We expect NZD to fall through this year, reaching 0.62 at year-end. The support to growth from migration will fade, while the RBNZ at the least are likely to hold rates steady as inflation normalizes, pushing real rates materially lower we think.

The economy is also subject to credit tightening through numerous channels: macro-prudential constraints, widening mortgage rate spreads, and banks’ discretionary tightening of credit criteria to businesses. This creates the space-or the need-for the OCR to fall and drag NZD with it while preserving monetary conditions.

OTC outlook and hedging framework:

Although the Kiwi dollar surged a bit in the recent times but sensing more bearish pressures in the upcoming future especially after data showed that China’s imports dropped far more than expected last month and as the greenback remained supported by Hawkish US central bank’s tone.
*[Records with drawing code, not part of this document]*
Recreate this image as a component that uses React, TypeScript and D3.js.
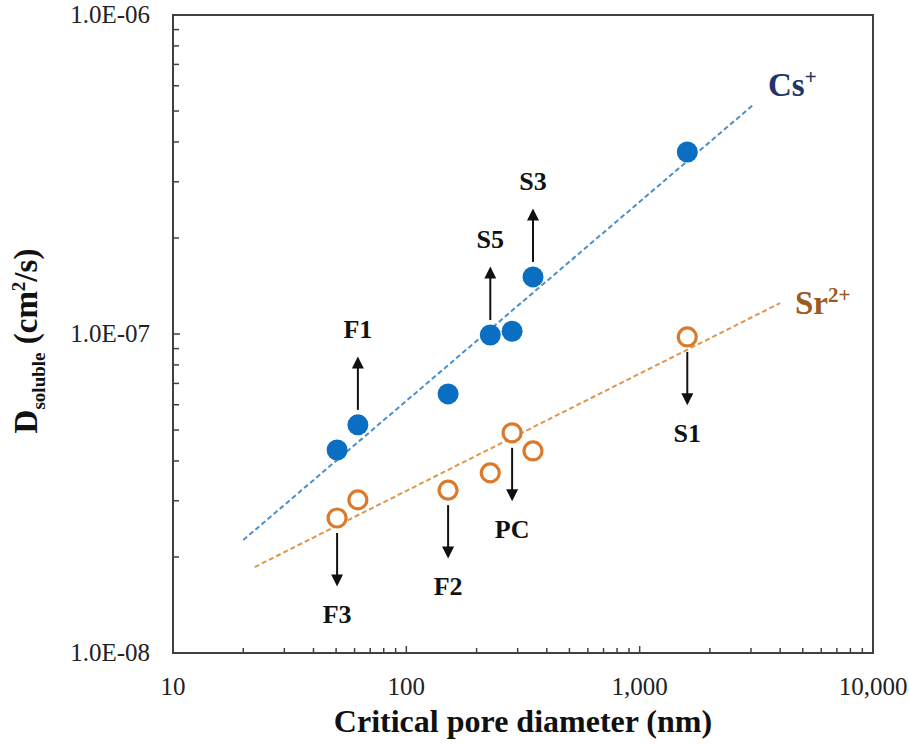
import React from 'react';
import * as d3 from 'd3';

// pore diameters (nm) of the seven samples
const samples = ['F3', 'F1', 'F2', 'S5', 'PC', 'S3', 'S1'];
const poreDiameter = [50.5, 62, 151, 229, 284, 349, 1600];
const csValues = [4.33e-8, 5.19e-8, 6.49e-8, 9.93e-8, 1.02e-7, 1.51e-7, 3.72e-7];
const srValues = [2.65e-8, 3.02e-8, 3.24e-8, 3.67e-8, 4.9e-8, 4.3e-8, 9.79e-8];
// which series each sample label points from, and which way
const labelSeries = ['Sr', 'Cs', 'Sr', 'Cs', 'Sr', 'Cs', 'Sr'];
const labelDir = ['down', 'up', 'down', 'up', 'down', 'up', 'down'];

// trend line end points
const csTrendX = [20, 3060];
const csTrendY = [2.26e-8, 5.22e-7];
const srTrendX = [22.4, 4000];
const srTrendY = [1.86e-8, 1.25e-7];

const xTickLabels = [10, 100, 1000, 10000];
const yTickLabels = [1e-8, 1e-7, 1e-6];

const W = 909;
const H = 746;
const margin = { top: 15, right: 36, bottom: 93, left: 173 };
const serif = '"Liberation Serif", "Times New Roman", serif';

const fmtY = (v: number) => {
  const e = Math.round(Math.log10(v));
  const sign = e < 0 ? '-' : '+';
  const abs = Math.abs(e);
  return '1.0E' + sign + (abs < 10 ? '0' + abs : abs);
};

const App = () => {
  const x = d3.scaleLog().domain([10, 10000]).range([margin.left, W - margin.right]);
  const y = d3.scaleLog().domain([1e-8, 1e-6]).range([H - margin.bottom, margin.top]);
  const x0 = x.range()[0], x1 = x.range()[1];
  const yb = y.range()[0], yt = y.range()[1];

  const line = d3.line<[number, number]>()
    .x(d => x(d[0]))
    .y(d => y(d[1]));

  const isMajor = (v: number) => Math.abs(Math.log10(v) - Math.round(Math.log10(v))) < 1e-6;

  const xTicks = x.ticks();
  const yTicks = y.ticks();

  return (
    <svg width={W} height={H} style={{ position: 'absolute', left: 0, top: 0, background: '#fff' }}
      fontFamily={serif}>
      <defs>
        <marker id="arrowHead" viewBox="0 0 10 10" refX="8" refY="5" markerWidth="6.5" markerHeight="6"
          orient="auto" markerUnits="strokeWidth">
          <path d="M0,0 L10,5 L0,10 z" fill="#111" />
        </marker>
      </defs>

      {/* ticks */}
      {xTicks.map((t, i) => (
        <line key={'xt' + i} x1={x(t)} x2={x(t)} y1={yb} y2={yb - (isMajor(t) ? 7 : 5)}
          stroke="#404040" strokeWidth={1.5} />
      ))}
      {yTicks.map((t, i) => (
        <line key={'yt' + i} x1={x0} x2={x0 + (isMajor(t) ? 7 : 6)} y1={y(t)} y2={y(t)}
          stroke="#404040" strokeWidth={1.5} />
      ))}

      {/* frame */}
      <rect x={x0} y={yt} width={x1 - x0} height={yb - yt} fill="none" stroke="#404040" strokeWidth={2} />

      {/* tick labels */}
      {xTickLabels.map(t => (
        <text key={'xl' + t} x={x(t)} y={yb + 42} textAnchor="middle" fontSize={25} fill="#222">
          {d3.format(',')(t)}
        </text>
      ))}
      {yTickLabels.map(t => (
        <text key={'yl' + t} x={x0 - 23} y={y(t) + 8} textAnchor="end" fontSize={25} fill="#222">
          {fmtY(t)}
        </text>
      ))}

      {/* axis titles */}
      <text x={(x0 + x1) / 2} y={H - 14} textAnchor="middle" fontSize={32} fontWeight="bold" fill="#111">
        Critical pore diameter (nm)
      </text>
      <text transform={`translate(37,${(yt + yb) / 2 + 7}) rotate(-90)`} textAnchor="middle"
        fontSize={33} fontWeight="bold" fill="#111">
        D<tspan fontSize={19} dy={8}>soluble</tspan>
        <tspan dy={-8}> (cm</tspan>
        <tspan fontSize={19} dy={-12}>2</tspan>
        <tspan dy={12}>/s)</tspan>
      </text>

      {/* trend lines */}
      <path d={line(csTrendX.map((v, i) => [v, csTrendY[i]]) as [number, number][]) || ''}
        fill="none" stroke="#4A8FCC" strokeWidth={2} strokeDasharray="5,3" />
      <path d={line(srTrendX.map((v, i) => [v, srTrendY[i]]) as [number, number][]) || ''}
        fill="none" stroke="#E0954C" strokeWidth={2} strokeDasharray="5,3" />

      {/* points */}
      {poreDiameter.map((d, i) => (
        <circle key={'cs' + i} cx={x(d)} cy={y(csValues[i])} r={10.5} fill="#0A6FC2" />
      ))}
      {poreDiameter.map((d, i) => (
        <circle key={'sr' + i} cx={x(d)} cy={y(srValues[i])} r={9} fill="#fff"
          stroke="#DC7A2C" strokeWidth={3.2} />
      ))}

      {/* sample labels with arrows */}
      {samples.map((s, i) => {
        const px = x(poreDiameter[i]);
        const py = y(labelSeries[i] === 'Cs' ? csValues[i] : srValues[i]);
        const sgn = labelDir[i] === 'up' ? -1 : 1;
        const a0 = py + sgn * 15;
        const a1 = a0 + sgn * 55;
        const ly = a1 + sgn * 26;
        return (
          <g key={'lab' + s}>
            <line x1={px} x2={px} y1={a0} y2={a1 - sgn * 4} stroke="#111" strokeWidth={2} markerEnd="url(#arrowHead)" />
            <text x={px} y={ly + 9} textAnchor="middle" fontSize={26} fontWeight="bold" fill="#111">{s}</text>
          </g>
        );
      })}

      {/* series labels */}
      <text x={768} y={96} fontSize={33} fontWeight="bold" fill="#1F3468">
        Cs<tspan fontSize={21} dy={-12}>+</tspan>
      </text>
      <text x={795} y={314} fontSize={33} fontWeight="bold" fill="#9C5A1E">
        Sr<tspan fontSize={21} dy={-12}>2+</tspan>
      </text>
    </svg>
  );
};

export default App;
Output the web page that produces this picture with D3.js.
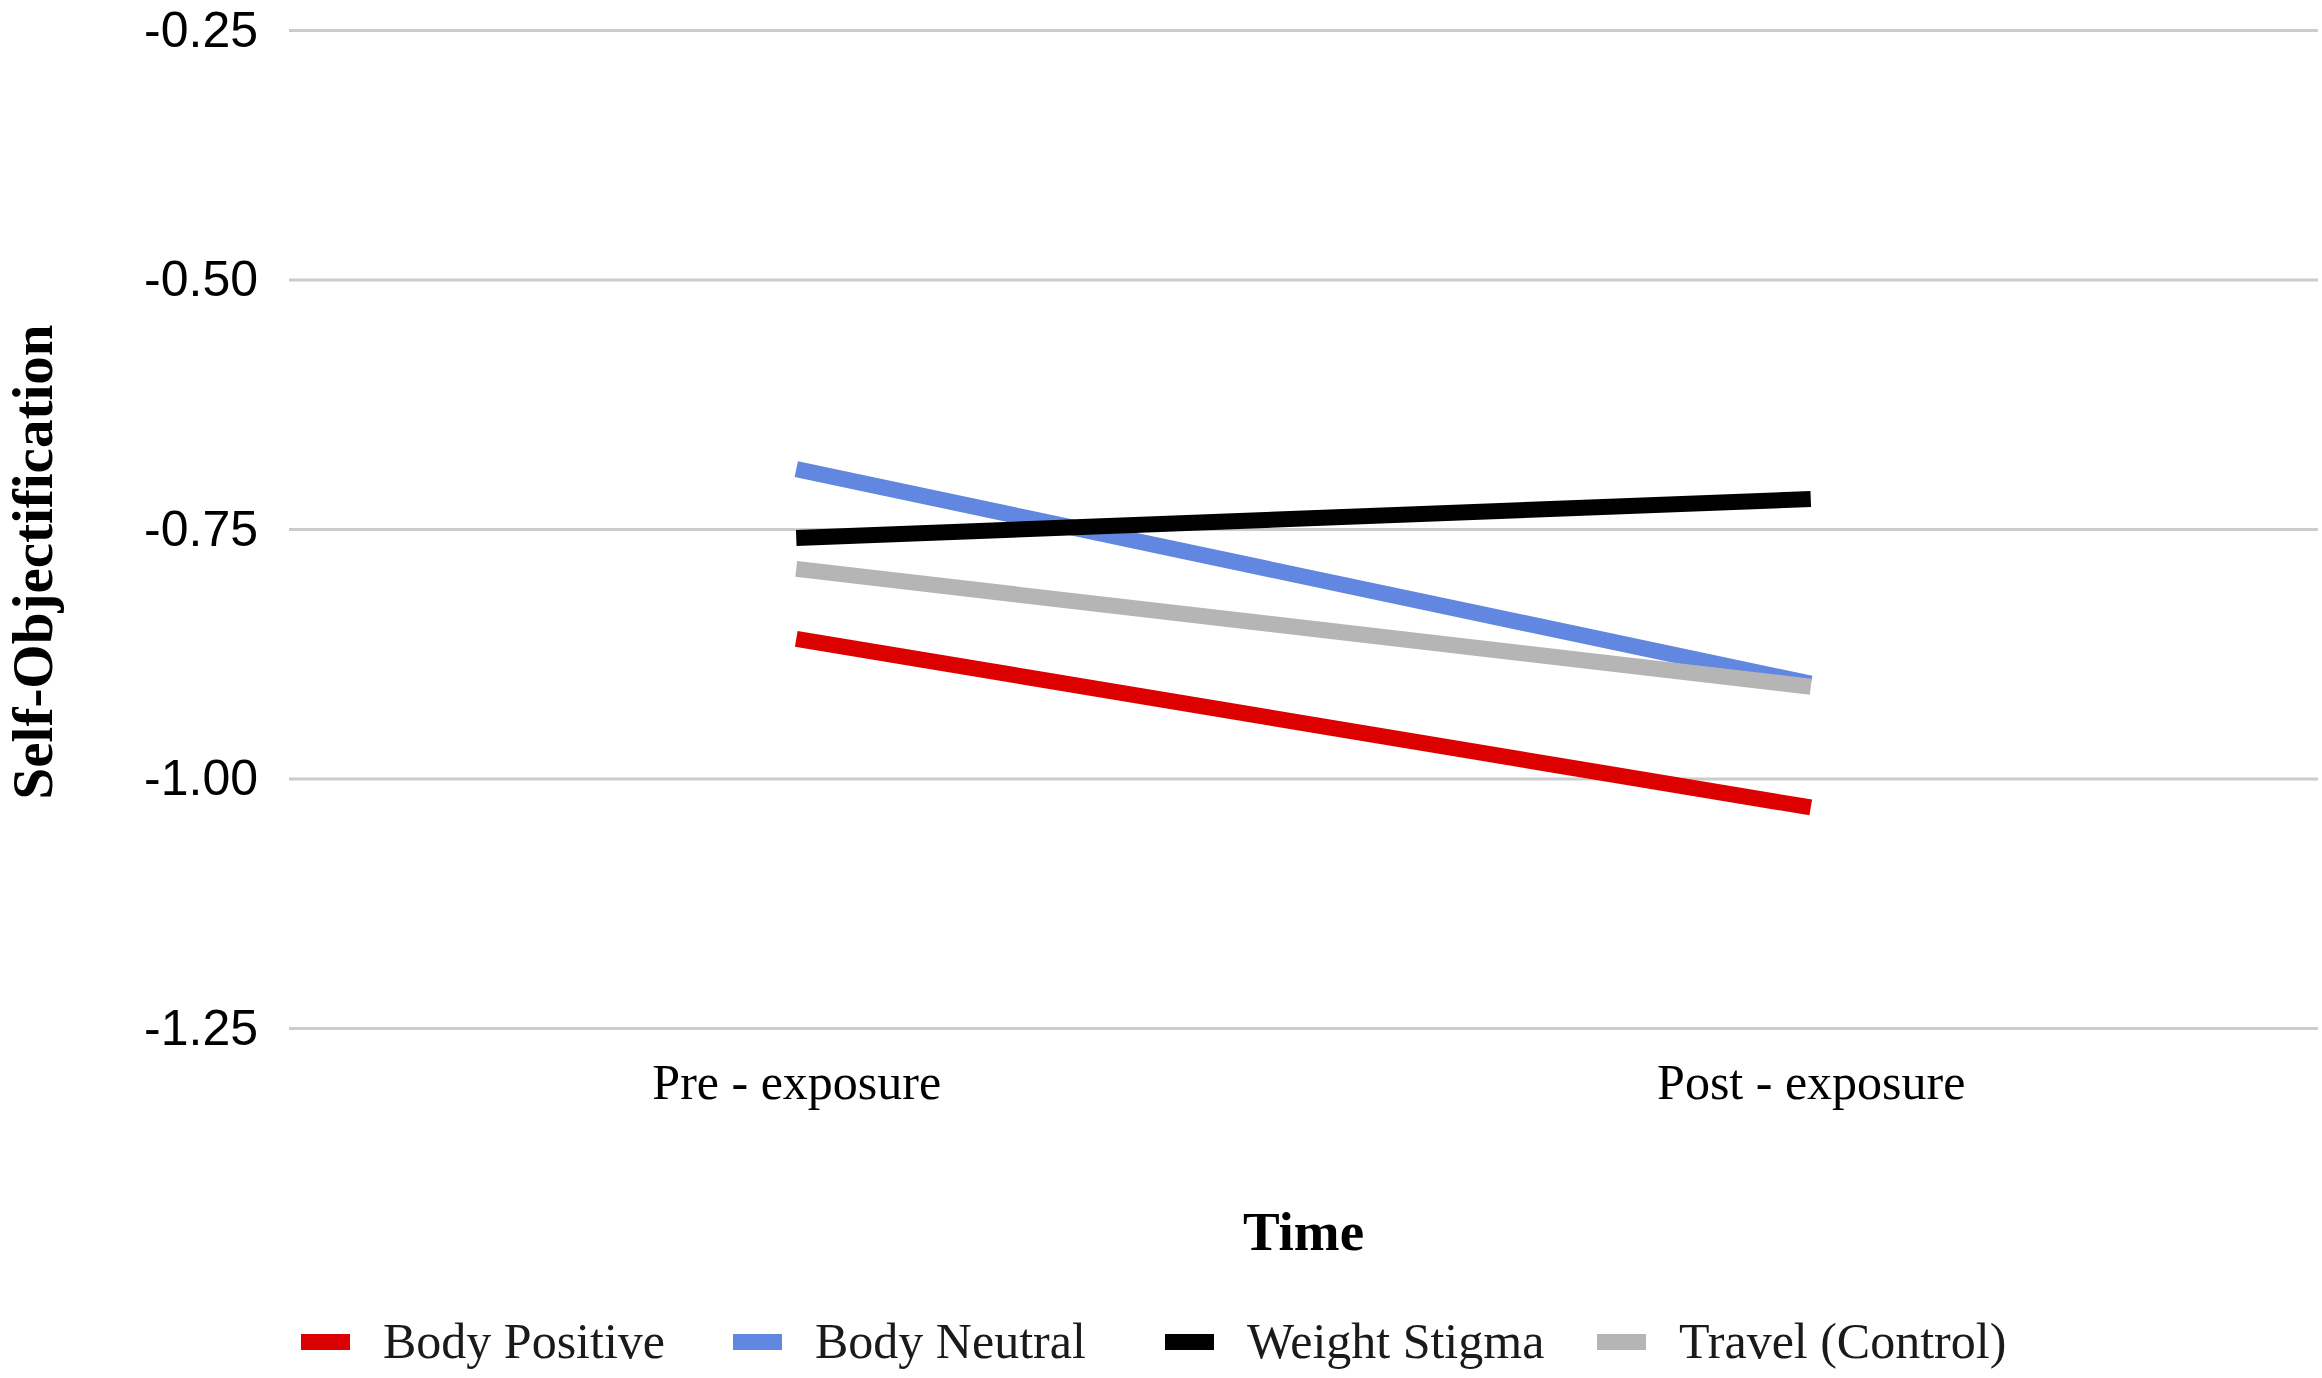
<!DOCTYPE html>
<meta charset="utf-8">
<script src="https://d3js.org/d3.v7.min.js"></script>
<style>
  body { margin: 0; background: #fff; }
</style>
<div id="my_dataviz"></div>
<script>

// data
var times = ["Pre - exposure", "Post - exposure"];
var groups = ["Body Positive", "Body Neutral", "Weight Stigma", "Travel (Control)"];
var bodyPositive = [-0.86, -1.029];
var bodyNeutral = [-0.69, -0.905];
var weightStigma = [-0.759, -0.72];
var travelControl = [-0.79, -0.908];
var yTicks = [-0.25, -0.50, -0.75, -1.00, -1.25];
var colors = ["#dd0000", "#6287e1", "#000000", "#b5b5b5"];

var series = [bodyPositive, bodyNeutral, weightStigma, travelControl];

var width = 2322, height = 1378;
var margin = {top: 30, right: 4, bottom: 350, left: 289};

var svg = d3.select("#my_dataviz")
  .append("svg")
    .attr("width", width)
    .attr("height", height);

var x = d3.scalePoint()
  .domain(times)
  .range([margin.left, width - margin.right])
  .padding(0.5);

var y = d3.scaleLinear()
  .domain([-1.25, -0.25])
  .range([height - margin.bottom, margin.top]);

// gridlines + y labels (plain hyphen, like the original)
var yAxis = svg.append("g")
  .attr("transform", "translate(" + margin.left + ",0)")
  .call(d3.axisLeft(y)
    .tickValues(yTicks)
    .tickSize(-(width - margin.left - margin.right))
    .tickPadding(31)
    .tickFormat(function (d) { return d.toFixed(2); }));
yAxis.select(".domain").remove();
yAxis.selectAll(".tick line")
  .attr("stroke", "#cccccc")
  .attr("stroke-width", 3);
yAxis.selectAll(".tick text")
  .attr("fill", "#000")
  .style("font-family", "'Liberation Sans', Arial, sans-serif")
  .style("font-size", "50px");

// x labels
var xAxis = svg.append("g")
  .attr("transform", "translate(0," + (height - margin.bottom) + ")")
  .call(d3.axisBottom(x).tickSize(0).tickPadding(35));
xAxis.select(".domain").remove();
xAxis.selectAll(".tick text")
  .attr("fill", "#000")
  .attr("dy", "0.71em")
  .style("font-family", "'Liberation Serif', 'Times New Roman', serif")
  .style("font-size", "50px");

// lines
var line = d3.line()
  .x(function (d, i) { return x(times[i]); })
  .y(function (d) { return y(d); });

svg.append("g")
  .selectAll("path")
  .data(series)
  .enter()
  .append("path")
    .attr("d", line)
    .attr("fill", "none")
    .attr("stroke", function (d, i) { return colors[i]; })
    .attr("stroke-width", 16)
    .attr("stroke-linecap", "butt");

// axis titles
svg.append("text")
  .attr("x", (margin.left + width - margin.right) / 2)
  .attr("y", 1250)
  .attr("text-anchor", "middle")
  .style("font-family", "'Liberation Serif', 'Times New Roman', serif")
  .style("font-weight", "bold")
  .style("font-size", "55px")
  .text("Time");

svg.append("text")
  .attr("transform", "translate(52,562) rotate(-90)")
  .attr("text-anchor", "middle")
  .style("font-family", "'Liberation Serif', 'Times New Roman', serif")
  .style("font-weight", "bold")
  .style("font-size", "57px")
  .text("Self-Objectification");

// legend
var legend = svg.append("g")
  .selectAll("g")
  .data(groups)
  .enter()
  .append("g")
    .attr("transform", function (d, i) { return "translate(" + (301 + i * 432) + ",1342)"; });

legend.append("rect")
  .attr("x", 0)
  .attr("y", -8)
  .attr("width", 49)
  .attr("height", 16)
  .attr("fill", function (d, i) { return colors[i]; });

legend.append("text")
  .attr("x", 82)
  .attr("y", 16)
  .style("font-family", "'Liberation Serif', 'Times New Roman', serif")
  .style("font-size", "50px")
  .attr("fill", "#1a1a1a")
  .text(function (d) { return d; });

</script>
You could notice OTC market discounting these factors in 1m IV skews (they bid for OTM put strikes).

Well, to mitigate the further bearish risks, at spot reference 0.7218 we reckon the NZDUSD options strips with narrowed strikes.

Hence, we advocate longs in 2 lots of 2m -0.49 delta put options, while buying 1 lot of +0.51 delta calls of 2w expiry.

Even if the underlying spot goes against our anticipation, the underlying risk is properly mitigated regardless of swings, the strategy could also be utilized on speculating grounds as it is likely to fetch certain yields regardless of trend.